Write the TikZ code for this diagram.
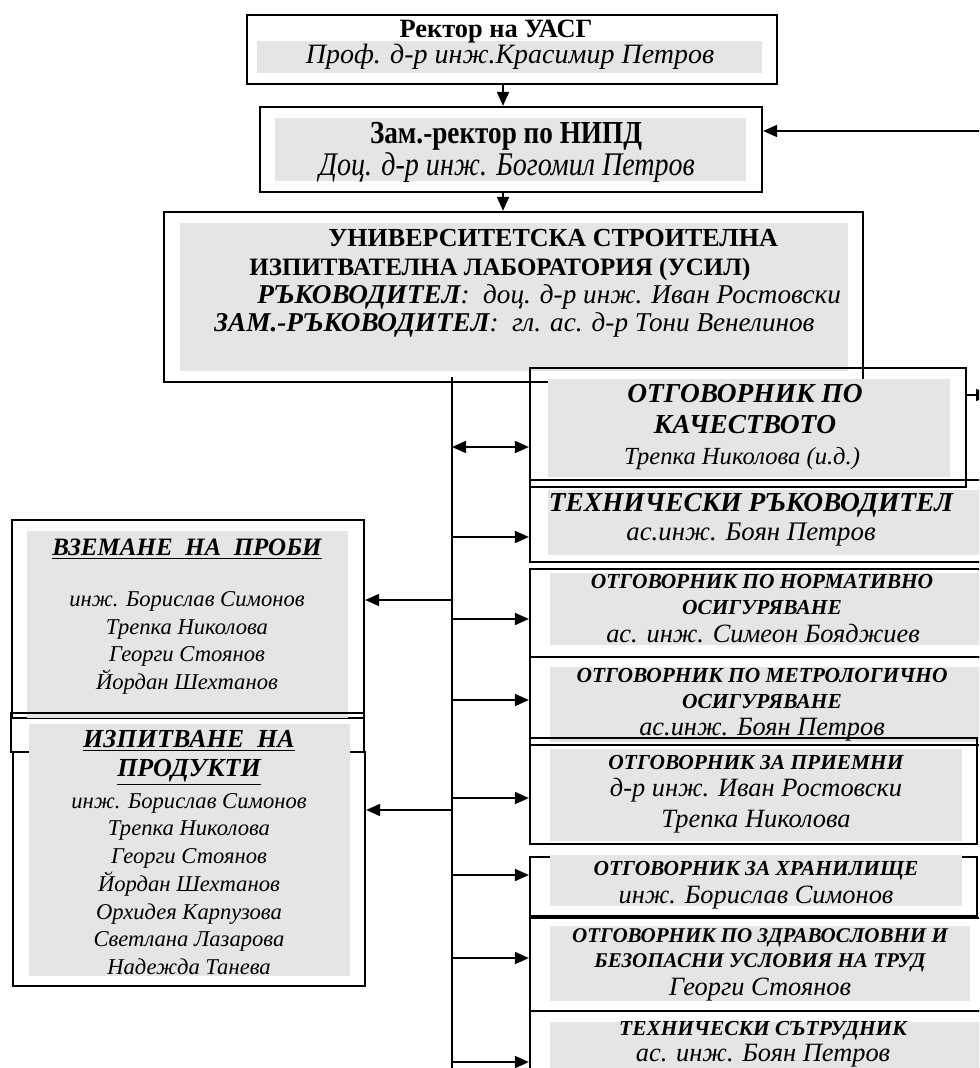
\documentclass[tikz,border=0pt]{standalone}
\usepackage{fontspec}
\setmainfont{Liberation Serif}
\newfontfamily\narrowserif[FakeStretch=0.85]{Liberation Serif}
\usetikzlibrary{fit,arrows.meta}
\definecolor{bandgray}{gray}{0.9}
\newcommand\fsz[2]{\fontsize{#1}{#2}\selectfont}
\newcommand\uline[1]{\underline{#1}}
\tikzset{
  frame/.style={draw, line width=1.1pt, inner sep=0pt},
  band/.style={fill=bandgray},
  txt/.style={align=center, inner sep=0pt},
  head/.style={txt, font=\fsz{10.7}{13}\bfseries\itshape},
  who/.style={txt, font=\fsz{13.2}{15.5}\itshape},
  link/.style={-{Triangle[length=7pt,width=6pt]}, line width=0.9pt},
  twoway/.style={{Triangle[length=7pt,width=6pt]}-{Triangle[length=7pt,width=6pt]}, line width=0.9pt},
}
\begin{document}
\begin{tikzpicture}[x=0.5pt, y=-0.5pt]
	\useasboundingbox (0,0) rectangle (979,1068);
	\clip (0,0) rectangle (979,1068);
	\coordinate (spine) at (503,0);

	\node[frame, fit={(247,15) (777,84)}] (rector) {};
	\fill[band] (257,41) rectangle (762,73);
	\node[txt, anchor=base, font=\fsz{13.2}{15}\bfseries] (rectorA) at (496,38) {Ректор на УАСГ};
	\node[txt, font=\fsz{14}{16}\itshape] (rectorB) at (510,57) {Проф. д-р инж.Красимир Петров};

	\node[frame, fit={(260,107) (762,192)}] (nipd) {};
	\fill[band] (275,118) rectangle (746,181);
	\node[txt, anchor=base, font=\fsz{16}{18}\narrowserif\bfseries] (nipdA) at (506,144) {Зам.-ректор по НИПД};
	\node[txt, anchor=base, font=\fsz{16.5}{18}\narrowserif\itshape] (nipdB) at (507,176) {Доц. д-р инж. Богомил Петров};

	\node[frame, fit={(164,212) (863,382)}] (usil) {};
	\fill[band] (180,223) rectangle (848,371);
	\node[txt, anchor=base west, font=\fsz{13}{15}\bfseries] (usilA) at (328,247) {УНИВЕРСИТЕТСКА СТРОИТЕЛНА};
	\node[txt, anchor=base west, font=\fsz{12.5}{15}\bfseries] (usilB) at (249,276) {ИЗПИТВАТЕЛНА ЛАБОРАТОРИЯ (УСИЛ)};
	\node[txt, anchor=base west, font=\fsz{13.6}{15}\itshape] (usilC) at (257,304) {\textbf{РЪКОВОДИТЕЛ}:\ \ доц. д-р инж. Иван Ростовски};
	\node[txt, anchor=base west, font=\fsz{13.6}{15}\itshape] (usilD) at (214,332) {\textbf{ЗАМ.-РЪКОВОДИТЕЛ}:\ \ гл. ас. д-р Тони Венелинов};

	\node[frame, fit={(530,368) (966,487)}] (qual) {};
	\fill[band] (548,379) rectangle (950,477);
	\node[txt, font=\fsz{13.7}{15.5}\bfseries\itshape] (qualA) at (745,409) {ОТГОВОРНИК ПО\\КАЧЕСТВОТО};
	\node[txt, font=\fsz{12.3}{14}\itshape] (qualB) at (742,459) {Трепка Николова (и.д.)};

	\node[frame, fit={(530,480) (990,562)}] (techdir) {};
	\fill[band] (548,490) rectangle (990,555);
	\node[txt, font=\fsz{13.7}{15.5}\bfseries\itshape] (techdirA) at (751,505) {ТЕХНИЧЕСКИ РЪКОВОДИТЕЛ};
	\node[who, font=\fsz{13.4}{15.5}\itshape] (techdirB) at (751,535) {ас.инж. Боян Петров};

	\node[frame, fit={(530,569) (990,657)}] (norm) {};
	\fill[band] (550,573) rectangle (990,645);
	\node[head] (normA) at (762,595) {ОТГОВОРНИК ПО НОРМАТИВНО\\ОСИГУРЯВАНЕ};
	\node[who] (normB) at (763,634) {ас. инж. Симеон Бояджиев};

	\node[frame, fit={(530,657) (990,745)}] (metro) {};
	\fill[band] (550,667) rectangle (990,742);
	\node[head] (metroA) at (762,689) {ОТГОВОРНИК ПО МЕТРОЛОГИЧНО\\ОСИГУРЯВАНЕ};
	\node[who] (metroB) at (762,730) {ас.инж. Боян Петров};

	\node[frame, fit={(530,738) (977,844)}] (recv) {};
	\fill[band] (550,749) rectangle (962,841);
	\node[head] (recvA) at (756,763) {ОТГОВОРНИК ЗА ПРИЕМНИ};
	\node[who] (recvB) at (756,806) {д-р инж. Иван Ростовски\\Трепка Николова};

	\node[frame, fit={(530,857) (977,916)}] (store) {};
	\fill[band] (550,855) rectangle (962,906);
	\node[head] (storeA) at (756,871) {ОТГОВОРНИК ЗА ХРАНИЛИЩЕ};
	\node[who] (storeB) at (756,898) {инж. Борислав Симонов};

	\node[frame, fit={(530,918) (990,1011)}] (health) {};
	\fill[band] (550,926) rectangle (970,1001);
	\node[head, font=\fsz{10.5}{12.5}\bfseries\itshape] (healthA) at (760,950) {ОТГОВОРНИК ПО ЗДРАВОСЛОВНИ И\\БЕЗОПАСНИ УСЛОВИЯ НА ТРУД};
	\node[who] (healthB) at (760,990) {Георги Стоянов};

	\node[frame, fit={(530,1011) (990,1090)}] (staff) {};
	\fill[band] (550,1022) rectangle (990,1090);
	\node[head] (staffA) at (763,1031) {ТЕХНИЧЕСКИ СЪТРУДНИК};
	\node[who] (staffB) at (763,1056) {ас. инж. Боян Петров};

	\node[frame, fit={(12,520) (364,718)}] (sample) {};
	\fill[band] (27,531) rectangle (348,718);
	\node[txt, font=\fsz{12.5}{14}\bfseries\itshape] (sampleA) at (187,549) {\uline{ВЗЕМАНЕ~~НА~~ПРОБИ}};
	\node[txt, font=\fsz{11.3}{13.7}\itshape] (sampleB) at (187,643) {инж. Борислав Симонов\\Трепка Николова\\Георги Стоянов\\Йордан Шехтанов};

	\node[frame, fit={(11,713) (364,752)}] (prodtop) {};
	\node[frame, fit={(13,752) (365,986)}] (prod) {};
	\fill[band] (29,724) rectangle (350,976);
	\node[txt, font=\fsz{13}{14.5}\bfseries\itshape] (prodA) at (189,758) {\uline{ИЗПИТВАНЕ~~НА}\\\uline{ПРОДУКТИ}};
	\node[txt, font=\fsz{11.3}{13.85}\itshape] (prodB) at (189,884) {инж. Борислав Симонов\\Трепка Николова\\Георги Стоянов\\Йордан Шехтанов\\Орхидея Карпузова\\Светлана Лазарова\\Надежда Танева};

	\draw[link] (rector.south -| spine) -- (nipd.north -| spine);
	\draw[link] (nipd.south -| spine) -- (usil.north -| spine);
	\coordinate (fromright) at (990,131);
	\draw[link] (fromright) -- (fromright -| nipd.east);
	\coordinate (toright) at (990,395);
	\draw[link] (toright -| qual.east) -- (toright);

	\coordinate (bustop) at (452,377);
	\coordinate (busbot) at (452,1090);
	\draw[line width=0.9pt] (bustop) -- (busbot);
	\coordinate (rowqual) at (452,447);
	\draw[twoway] (rowqual) -- (rowqual -| qual.west);
	\foreach \tgt/\yy in {techdir/537, norm/619, metro/700, recv/798, store/875, health/958, staff/1062} {
		\coordinate (row\tgt) at (452,\yy);
		\draw[link] (row\tgt) -- (row\tgt -| \tgt.west);
	}
	\coordinate (rowsample) at (452,600);
	\draw[link] (rowsample) -- (rowsample -| sample.east);
	\coordinate (rowprod) at (452,810);
	\draw[link] (rowprod) -- (rowprod -| prod.east);
\end{tikzpicture}
\end{document}
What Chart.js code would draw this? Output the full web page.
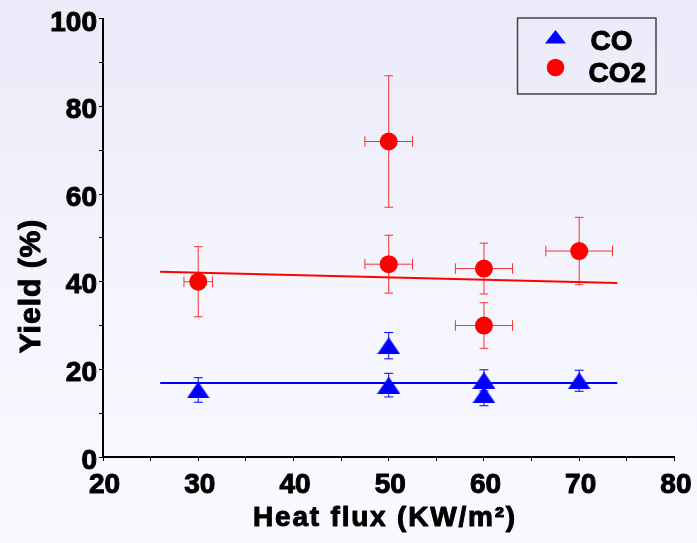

* TASK STATEMENT *
From the first line above to the line containing "(rectorB) at (510,57)", repeat each line exactly. Pictures stay out.

* EXERCISE SOLUTION *
Write the TikZ code for this diagram.
\documentclass[tikz,border=0pt]{standalone}
\usepackage{fontspec}
\setmainfont{Liberation Serif}
\newfontfamily\narrowserif[FakeStretch=0.85]{Liberation Serif}
\usetikzlibrary{fit,arrows.meta}
\definecolor{bandgray}{gray}{0.9}
\newcommand\fsz[2]{\fontsize{#1}{#2}\selectfont}
\newcommand\uline[1]{\underline{#1}}
\tikzset{
  frame/.style={draw, line width=1.1pt, inner sep=0pt},
  band/.style={fill=bandgray},
  txt/.style={align=center, inner sep=0pt},
  head/.style={txt, font=\fsz{10.7}{13}\bfseries\itshape},
  who/.style={txt, font=\fsz{13.2}{15.5}\itshape},
  link/.style={-{Triangle[length=7pt,width=6pt]}, line width=0.9pt},
  twoway/.style={{Triangle[length=7pt,width=6pt]}-{Triangle[length=7pt,width=6pt]}, line width=0.9pt},
}
\begin{document}
\begin{tikzpicture}[x=0.5pt, y=-0.5pt]
	\useasboundingbox (0,0) rectangle (979,1068);
	\clip (0,0) rectangle (979,1068);
	\coordinate (spine) at (503,0);

	\node[frame, fit={(247,15) (777,84)}] (rector) {};
	\fill[band] (257,41) rectangle (762,73);
	\node[txt, anchor=base, font=\fsz{13.2}{15}\bfseries] (rectorA) at (496,38) {Ректор на УАСГ};
	\node[txt, font=\fsz{14}{16}\itshape] (rectorB) at (510,57) {Проф. д-р инж.Красимир Петров};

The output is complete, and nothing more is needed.